In that case, the problems were traced to “leaks on the private service lines” of two homes, according to Edward Timbers. With homeowners responsible for leaks to the water lines that had failed, it was up to the city’s Department of Environmental Protection and the Department of Transportation “to backfill the roadway so it can be reopened to traffic,” Timbers said.

Work crews are busy on Monday at the scene of a water main break at Fifth Avenue and 44th Street in Sunset Park.
Work crews are busy on Monday at the scene of a water main break at Fifth Avenue and 44th Street in Sunset Park. Photo: Lore Croghan/Brooklyn Eagle

One frustrating aspect of the situation, according to local BID director David Estrada, is that there has been “capital money on the books for an infrastructure rebuild of Fifth Avenue. . .for 18 or 20 years, but something else always seems to take priority so Fourth Avenue admirably gets rebuilt with a bike lane, Third Avenue gets accommodations because of all the growth on the industrial waterfront but Fifth Avenue always gets put at the end of the list and it’s ridiculous.”

It’s not only the headline-making sinkholes and water main ruptures that are a problem, Estrada added.

“I’m pulling up to the curb of 5116 Fifth Ave. and the curbs are sinking, the pavement near the bus stop is deformed, water is pooling that won’t drain,” he explained. “There are potholes and sinkholes and manhole covers that sink in, up and down all along the avenue and the cross streets. It’s a constant cat-and-mouse game with these repairs that never address the underlying problem and that’s that the infrastructure serving Fifth Avenue, especially in the heart of Sunset Park, has gone unattended for a generation.”
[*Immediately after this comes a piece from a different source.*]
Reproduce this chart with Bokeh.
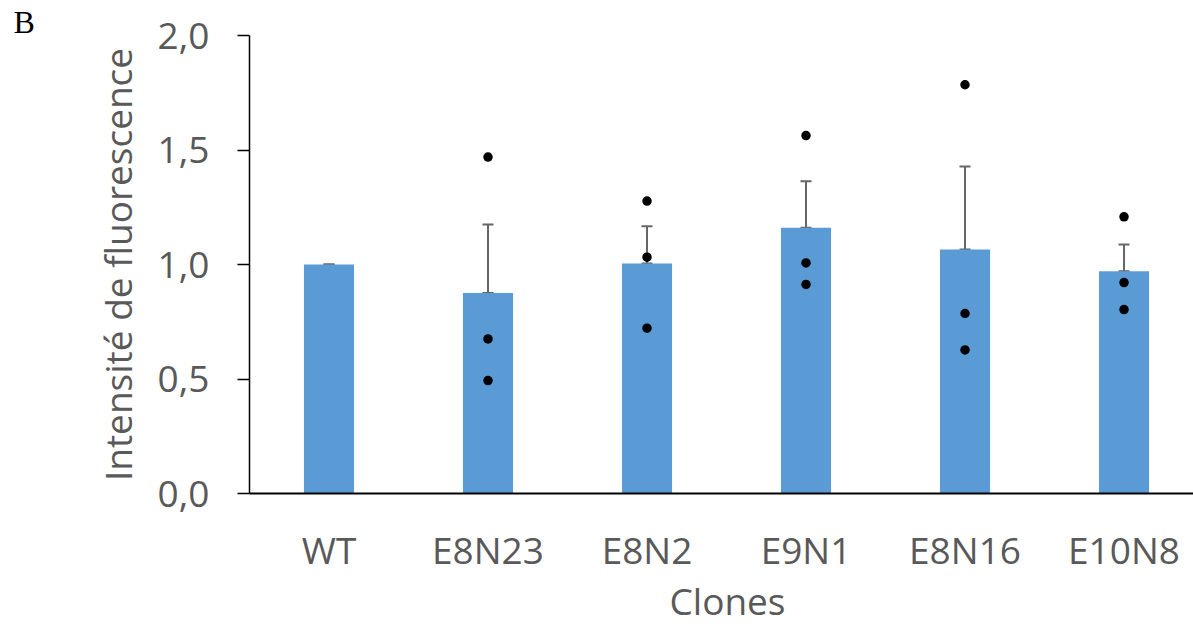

Community Board 7 Chairperson Cesar Zuniga concurred.

“[The water main break] got me thinking about broader questions about the infrastructure in our neighborhood,” he said. “It’s problematic and it got me thinking about public policy, infrastructure locally and across the region. When you add to that, infrastructure around that transit system, when you add that to that, infrastructure around our housing in Sunset Park, it’s time for us to put into perspective what we need to be focusing on as leaders.”

It made the chairman think about the amount of resources being directed toward Industry City.  “We are spending all these resources on rezoning for one particular actor, and the infrastructure across our neighborhood is really at its breaking point,” he said. “Why aren’t we having a more comprehensive conversation about how to deal with that, instead of these one-off spot types of rezonings, not just on the waterfront, but all the things that are coming down the pipeline?”

The fact that DEP hasn’t yet said what caused the water main break has locals worried.

“Regardless of what the cause is, there’s a legitimate concern for people to wonder about how old our infrastructure is. We rely on it and when it goes kablooey, like it did [Sunday], it really begs the question: what do we need to be focusing on?” Zuniga said.

He also speculated that all the truck traffic the neighborhood deals with could exacerbate the problem. “At the community board, we’ve been talking about truck traffic and how much more we should see with the development that’s going on, and we’re not having the commensurate conversation about whether our infrastructure ready to support all that development,” he said.

“On any given day, somewhere along Fifth Avenue,” Estrada added, “something is just falling apart.”